At Florida's request, CDC is also sending a CDC Emergency Response Team (CERT) with experts in Zika virus, pregnancy and birth defects, vector control, laboratory science, and risk communications to assist in the response. Two CDC team members are already on the ground in Florida, three more will arrive today, and three more on Tuesday, August 2.
"We work closely with Florida to gather and analyze new information every day. With the new information that there are active mosquitoes still in the area and additional Zika infections, we conclude that pregnant women should avoid this area - and make every effort to prevent mosquito bites if they live or work there," said CDC Director Tom Frieden, M.D., M.P.H. "We apply the same criteria within and outside of the United States, and are working closely with the State of Florida and Miami health departments to provide preventive services, including mosquito control."
CDC continues to encourage everyone living in areas with Aedes aegypti and Aedes albopictus mosquitoes, especially pregnant women and women planning to become pregnant, to protect themselves from mosquito bites.
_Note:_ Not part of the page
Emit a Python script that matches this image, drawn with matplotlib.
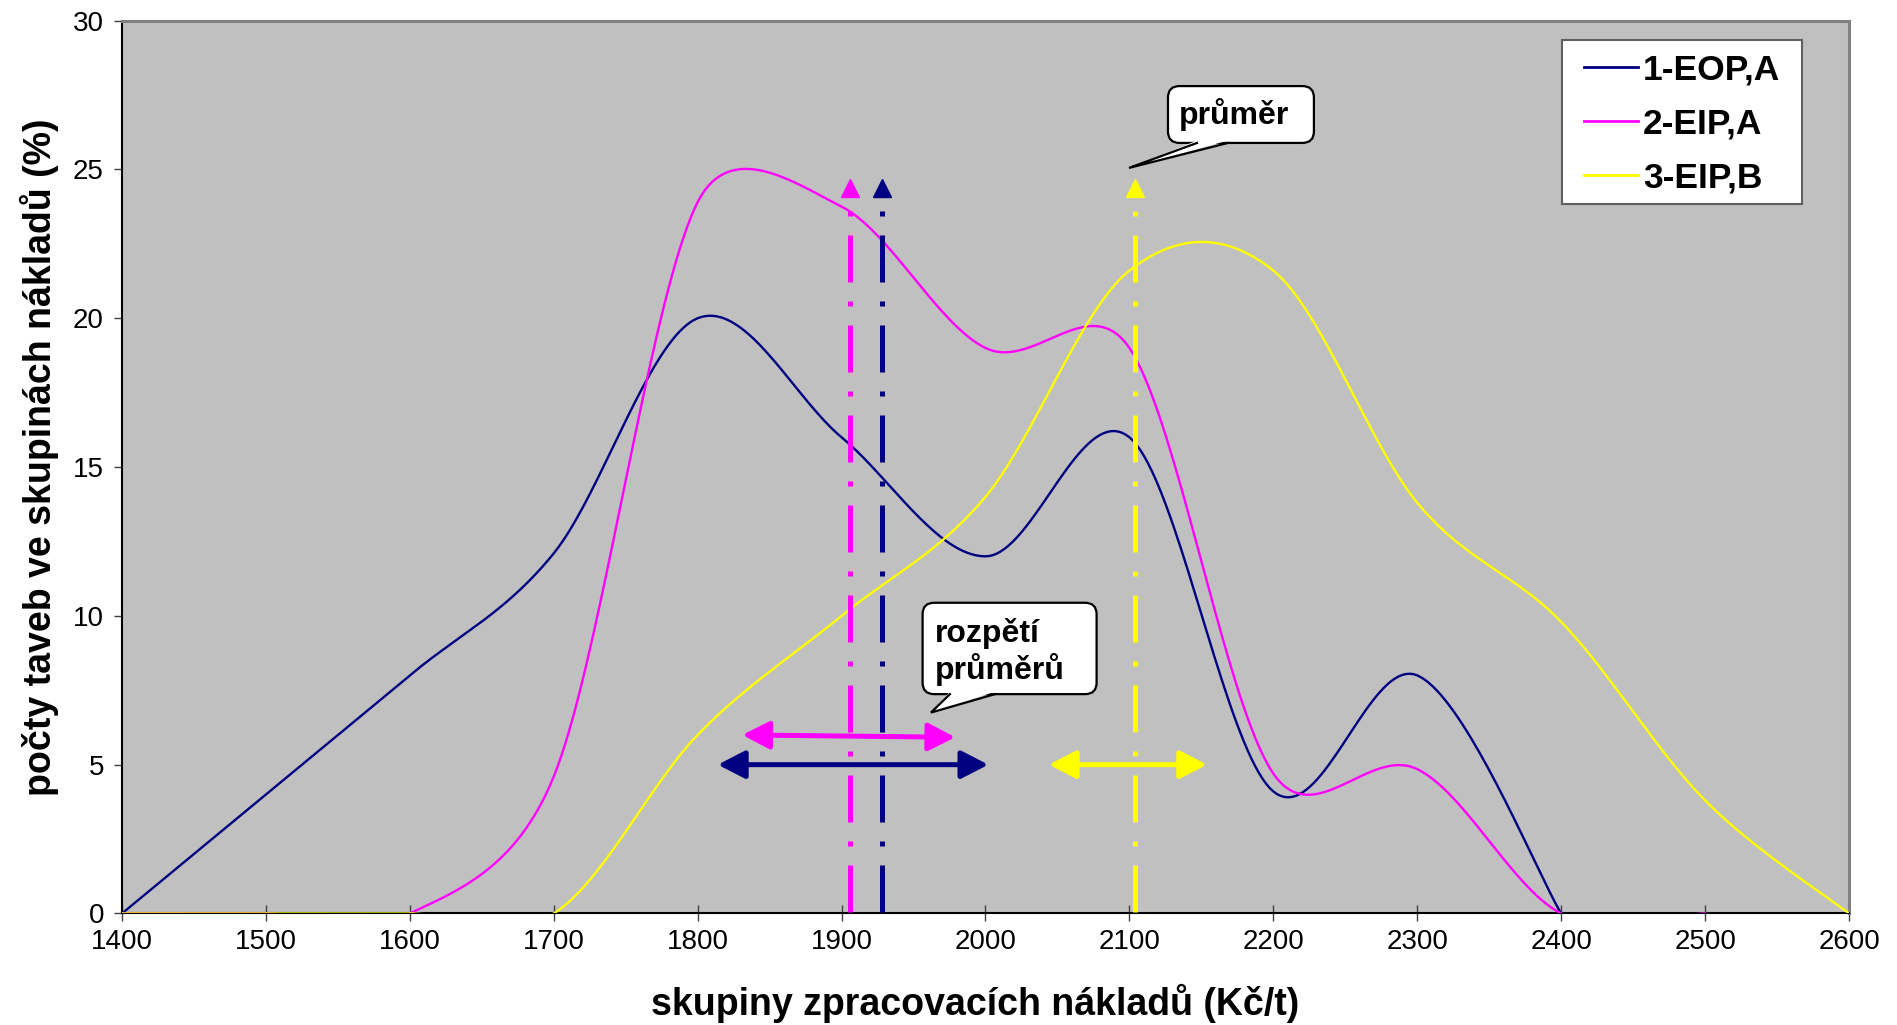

Apply insect repellent containing DEET to uncovered skin, wear long-sleeved shirts and long pants, use or repair screens on windows and doors, use air conditioning when available, and remove standing water where mosquitoes lay eggs.
"We continue to work closely with Florida public health officials to investigate the infections identified in Miami and to intensify mosquito control efforts to reduce the risk of additional infections," said Lyle R. Petersen, M.D., M.P.H., incident manager for CDC's Zika Response and director, Division of Vector-Borne Diseases. "Florida officials are experienced in this type of work, and together we are working to protect pregnant women from the potentially devastating effects of this virus."
Based on the confirmation of local Zika transmission in Florida, CDC has updated its Interim Zika Response Plan (CONUS and HI) and has released the Zika Community Action Response Toolkit (Z-CART) to help states with risk communication and community engagement when local transmission is identified.